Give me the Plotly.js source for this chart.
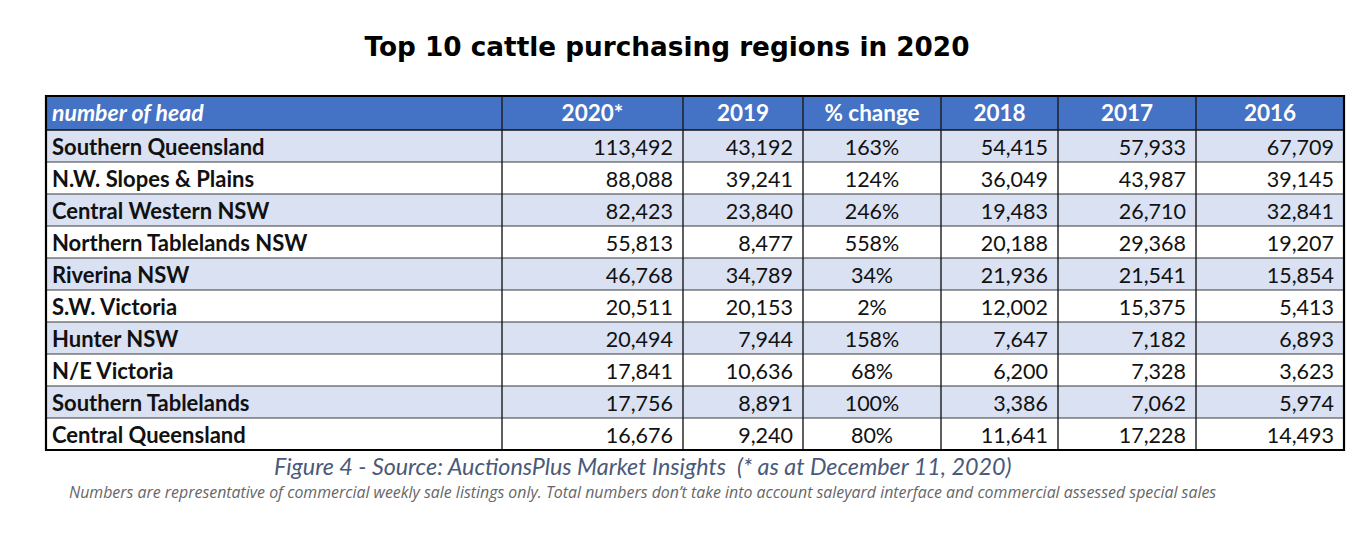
<!DOCTYPE html>
<html>
<head>
<meta charset="utf-8">
<script src="https://cdn.plot.ly/plotly-3.0.1.min.js"></script>
<style>html,body{margin:0;padding:0;background:#fff;}#chart{width:1367px;height:538px;}</style>
</head>
<body>
<div id="chart"></div>
<script>
// ---- data ----
const headers = ["number of head", "2020*", "2019", "% change", "2018", "2017", "2016"];
const regions = ["Southern Queensland", "N.W. Slopes & Plains", "Central Western NSW", "Northern Tablelands NSW", "Riverina NSW", "S.W. Victoria", "Hunter NSW", "N/E Victoria", "Southern Tablelands", "Central Queensland"];
const v2020 = [113492, 88088, 82423, 55813, 46768, 20511, 20494, 17841, 17756, 16676];
const v2019 = [43192, 39241, 23840, 8477, 34789, 20153, 7944, 10636, 8891, 9240];
const pctChange = [163, 124, 246, 558, 34, 2, 158, 68, 100, 80];
const v2018 = [54415, 36049, 19483, 20188, 21936, 12002, 7647, 6200, 3386, 11641];
const v2017 = [57933, 43987, 26710, 29368, 21541, 15375, 7182, 7328, 7062, 17228];
const v2016 = [67709, 39145, 32841, 19207, 15854, 5413, 6893, 3623, 5974, 14493];

// ---- layout geometry (pixels) ----
const W = 1367, H = 538;
const colEdges = [46, 502, 683, 803, 941, 1058, 1196, 1344];
const headTop = 96, headBot = 130, rowH = 32;
const tableBot = headBot + rowH * regions.length;
const rowY = regions.map((_, i) => headBot + rowH * i + rowH / 2 + 3.5);
const headY = (headTop + headBot) / 2 + 2;
const fmt = v => v.toLocaleString("en-US");

const cellFont = {family: "Lato, sans-serif", size: 21.5, color: "#111111"};
const nameFont = {family: "Lato, sans-serif", size: 22, color: "#111111"};

const traces = [];
// header texts
traces.push({
  type: "scatter", mode: "text", hoverinfo: "skip", cliponaxis: false,
  x: [colEdges[0] + 6], y: [headY],
  text: ["<b><i>" + headers[0] + "</i></b>"], textposition: "middle right",
  textfont: {family: "Lato, sans-serif", size: 23, color: "#FFFFFF"}
});
traces.push({
  type: "scatter", mode: "text", hoverinfo: "skip", cliponaxis: false,
  x: headers.slice(1).map((_, j) => (colEdges[j + 1] + colEdges[j + 2]) / 2),
  y: headers.slice(1).map(() => headY),
  text: headers.slice(1).map(h => "<b>" + h + "</b>"), textposition: "middle center",
  textfont: {family: "Lato, sans-serif", size: 22.5, color: "#FFFFFF"}
});
// region names
traces.push({
  type: "scatter", mode: "text", hoverinfo: "skip", cliponaxis: false,
  x: regions.map(() => colEdges[0] + 6), y: rowY,
  text: regions.map(r => "<b>" + r + "</b>"), textposition: "middle right",
  textfont: nameFont
});
// numeric columns
const numCols = [v2020, v2019, null, v2018, v2017, v2016];
numCols.forEach((col, k) => {
  const j = k + 1;
  if (col === null) {
    traces.push({
      type: "scatter", mode: "text", hoverinfo: "skip", cliponaxis: false,
      x: pctChange.map(() => (colEdges[j] + colEdges[j + 1]) / 2), y: rowY,
      text: pctChange.map(p => p + "%"), textposition: "middle center",
      textfont: cellFont
    });
  } else {
    traces.push({
      type: "scatter", mode: "text", hoverinfo: "skip", cliponaxis: false,
      x: col.map(() => colEdges[j + 1] - 10), y: rowY,
      text: col.map(fmt), textposition: "middle left",
      textfont: cellFont
    });
  }
});

// ---- shapes: fills and grid ----
const shapes = [];
shapes.push({type: "rect", xref: "x", yref: "y", layer: "below", x0: colEdges[0], x1: colEdges[7], y0: headTop, y1: headBot, fillcolor: "#4472C4", line: {width: 0}});
regions.forEach((_, i) => {
  shapes.push({type: "rect", xref: "x", yref: "y", layer: "below",
    x0: colEdges[0], x1: colEdges[7], y0: headBot + rowH * i, y1: headBot + rowH * (i + 1),
    fillcolor: i % 2 === 0 ? "#D9E1F2" : "#FFFFFF", line: {width: 0}});
});
for (let i = 1; i < regions.length; i++) {
  const y = headBot + rowH * i;
  shapes.push({type: "line", xref: "x", yref: "y", x0: colEdges[0], x1: colEdges[7], y0: y, y1: y, line: {color: "#3a3a3a", width: 1.2}});
}
shapes.push({type: "line", xref: "x", yref: "y", x0: colEdges[0], x1: colEdges[7], y0: headBot, y1: headBot, line: {color: "#111111", width: 1.6}});
for (let j = 1; j < colEdges.length - 1; j++) {
  shapes.push({type: "line", xref: "x", yref: "y", x0: colEdges[j], x1: colEdges[j], y0: headTop, y1: tableBot, line: {color: "#1a1a1a", width: 1.4}});
}
shapes.push({type: "rect", xref: "x", yref: "y", x0: colEdges[0], x1: colEdges[7], y0: headTop, y1: tableBot, line: {color: "#000000", width: 2.2}});

const layout = {
  width: W, height: H,
  margin: {l: 0, r: 0, t: 0, b: 0},
  paper_bgcolor: "#FFFFFF", plot_bgcolor: "#FFFFFF",
  showlegend: false,
  xaxis: {range: [0, W], visible: false, fixedrange: true},
  yaxis: {range: [H, 0], visible: false, fixedrange: true},
  shapes: shapes,
  title: {
    text: "<b>Top 10 cattle purchasing regions in 2020</b>",
    font: {family: "DejaVu Sans, sans-serif", size: 26.3, color: "#000000"},
    x: 667 / W, xanchor: "center",
    y: 1 - 47 / H, yanchor: "middle"
  },
  annotations: [
    {
      text: "<i>Figure 4 - Source: AuctionsPlus Market Insights  (* as at December 11, 2020)</i>",
      xref: "paper", yref: "paper", x: 642 / W, y: 1 - 466 / H,
      xanchor: "center", yanchor: "middle", showarrow: false,
      font: {family: "Lato, sans-serif", size: 23.3, color: "#4A5A78"}
    },
    {
      text: "<i>Numbers are representative of commercial weekly sale listings only. Total numbers don\u2019t take into account saleyard interface and commercial assessed special sales</i>",
      xref: "paper", yref: "paper", x: 642.5 / W, y: 1 - 492 / H,
      xanchor: "center", yanchor: "middle", showarrow: false,
      font: {family: "Open Sans, sans-serif", size: 15.9, color: "#666666"}
    }
  ]
};

Plotly.newPlot("chart", traces, layout, {displayModeBar: false, staticPlot: true});
</script>
</body>
</html>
+++++
- [INSTRUCTION] Transcribe the listing above verbatim. Omit the pictures.

- [RESPONSE TO THIS TASK]
Give me the Plotly.js source for this chart.
<!DOCTYPE html>
<html>
<head>
<meta charset="utf-8">
<script src="https://cdn.plot.ly/plotly-3.0.1.min.js"></script>
<style>html,body{margin:0;padding:0;background:#fff;}#chart{width:1367px;height:538px;}</style>
</head>
<body>
<div id="chart"></div>
<script>
// ---- data ----
const headers = ["number of head", "2020*", "2019", "% change", "2018", "2017", "2016"];
const regions = ["Southern Queensland", "N.W. Slopes & Plains", "Central Western NSW", "Northern Tablelands NSW", "Riverina NSW", "S.W. Victoria", "Hunter NSW", "N/E Victoria", "Southern Tablelands", "Central Queensland"];
const v2020 = [113492, 88088, 82423, 55813, 46768, 20511, 20494, 17841, 17756, 16676];
const v2019 = [43192, 39241, 23840, 8477, 34789, 20153, 7944, 10636, 8891, 9240];
const pctChange = [163, 124, 246, 558, 34, 2, 158, 68, 100, 80];
const v2018 = [54415, 36049, 19483, 20188, 21936, 12002, 7647, 6200, 3386, 11641];
const v2017 = [57933, 43987, 26710, 29368, 21541, 15375, 7182, 7328, 7062, 17228];
const v2016 = [67709, 39145, 32841, 19207, 15854, 5413, 6893, 3623, 5974, 14493];

// ---- layout geometry (pixels) ----
const W = 1367, H = 538;
const colEdges = [46, 502, 683, 803, 941, 1058, 1196, 1344];
const headTop = 96, headBot = 130, rowH = 32;
const tableBot = headBot + rowH * regions.length;
const rowY = regions.map((_, i) => headBot + rowH * i + rowH / 2 + 3.5);
const headY = (headTop + headBot) / 2 + 2;
const fmt = v => v.toLocaleString("en-US");

const cellFont = {family: "Lato, sans-serif", size: 21.5, color: "#111111"};
const nameFont = {family: "Lato, sans-serif", size: 22, color: "#111111"};

const traces = [];
// header texts
traces.push({
  type: "scatter", mode: "text", hoverinfo: "skip", cliponaxis: false,
  x: [colEdges[0] + 6], y: [headY],
  text: ["<b><i>" + headers[0] + "</i></b>"], textposition: "middle right",
  textfont: {family: "Lato, sans-serif", size: 23, color: "#FFFFFF"}
});
traces.push({
  type: "scatter", mode: "text", hoverinfo: "skip", cliponaxis: false,
  x: headers.slice(1).map((_, j) => (colEdges[j + 1] + colEdges[j + 2]) / 2),
  y: headers.slice(1).map(() => headY),
  text: headers.slice(1).map(h => "<b>" + h + "</b>"), textposition: "middle center",
  textfont: {family: "Lato, sans-serif", size: 22.5, color: "#FFFFFF"}
});
// region names
traces.push({
  type: "scatter", mode: "text", hoverinfo: "skip", cliponaxis: false,
  x: regions.map(() => colEdges[0] + 6), y: rowY,
  text: regions.map(r => "<b>" + r + "</b>"), textposition: "middle right",
  textfont: nameFont
});
// numeric columns
const numCols = [v2020, v2019, null, v2018, v2017, v2016];
numCols.forEach((col, k) => {
  const j = k + 1;
  if (col === null) {
    traces.push({
      type: "scatter", mode: "text", hoverinfo: "skip", cliponaxis: false,
      x: pctChange.map(() => (colEdges[j] + colEdges[j + 1]) / 2), y: rowY,
      text: pctChange.map(p => p + "%"), textposition: "middle center",
      textfont: cellFont
    });
  } else {
    traces.push({
      type: "scatter", mode: "text", hoverinfo: "skip", cliponaxis: false,
      x: col.map(() => colEdges[j + 1] - 10), y: rowY,
      text: col.map(fmt), textposition: "middle left",
      textfont: cellFont
    });
  }
});

// ---- shapes: fills and grid ----
const shapes = [];
shapes.push({type: "rect", xref: "x", yref: "y", layer: "below", x0: colEdges[0], x1: colEdges[7], y0: headTop, y1: headBot, fillcolor: "#4472C4", line: {width: 0}});
regions.forEach((_, i) => {
  shapes.push({type: "rect", xref: "x", yref: "y", layer: "below",
    x0: colEdges[0], x1: colEdges[7], y0: headBot + rowH * i, y1: headBot + rowH * (i + 1),
    fillcolor: i % 2 === 0 ? "#D9E1F2" : "#FFFFFF", line: {width: 0}});
});
for (let i = 1; i < regions.length; i++) {
  const y = headBot + rowH * i;
  shapes.push({type: "line", xref: "x", yref: "y", x0: colEdges[0], x1: colEdges[7], y0: y, y1: y, line: {color: "#3a3a3a", width: 1.2}});
}
shapes.push({type: "line", xref: "x", yref: "y", x0: colEdges[0], x1: colEdges[7], y0: headBot, y1: headBot, line: {color: "#111111", width: 1.6}});
for (let j = 1; j < colEdges.length - 1; j++) {
  shapes.push({type: "line", xref: "x", yref: "y", x0: colEdges[j], x1: colEdges[j], y0: headTop, y1: tableBot, line: {color: "#1a1a1a", width: 1.4}});
}
shapes.push({type: "rect", xref: "x", yref: "y", x0: colEdges[0], x1: colEdges[7], y0: headTop, y1: tableBot, line: {color: "#000000", width: 2.2}});

const layout = {
  width: W, height: H,
  margin: {l: 0, r: 0, t: 0, b: 0},
  paper_bgcolor: "#FFFFFF", plot_bgcolor: "#FFFFFF",
  showlegend: false,
  xaxis: {range: [0, W], visible: false, fixedrange: true},
  yaxis: {range: [H, 0], visible: false, fixedrange: true},
  shapes: shapes,
  title: {
    text: "<b>Top 10 cattle purchasing regions in 2020</b>",
    font: {family: "DejaVu Sans, sans-serif", size: 26.3, color: "#000000"},
    x: 667 / W, xanchor: "center",
    y: 1 - 47 / H, yanchor: "middle"
  },
  annotations: [
    {
      text: "<i>Figure 4 - Source: AuctionsPlus Market Insights  (* as at December 11, 2020)</i>",
      xref: "paper", yref: "paper", x: 642 / W, y: 1 - 466 / H,
      xanchor: "center", yanchor: "middle", showarrow: false,
      font: {family: "Lato, sans-serif", size: 23.3, color: "#4A5A78"}
    },
    {
      text: "<i>Numbers are representative of commercial weekly sale listings only. Total numbers don\u2019t take into account saleyard interface and commercial assessed special sales</i>",
      xref: "paper", yref: "paper", x: 642.5 / W, y: 1 - 492 / H,
      xanchor: "center", yanchor: "middle", showarrow: false,
      font: {family: "Open Sans, sans-serif", size: 15.9, color: "#666666"}
    }
  ]
};

Plotly.newPlot("chart", traces, layout, {displayModeBar: false, staticPlot: true});
</script>
</body>
</html>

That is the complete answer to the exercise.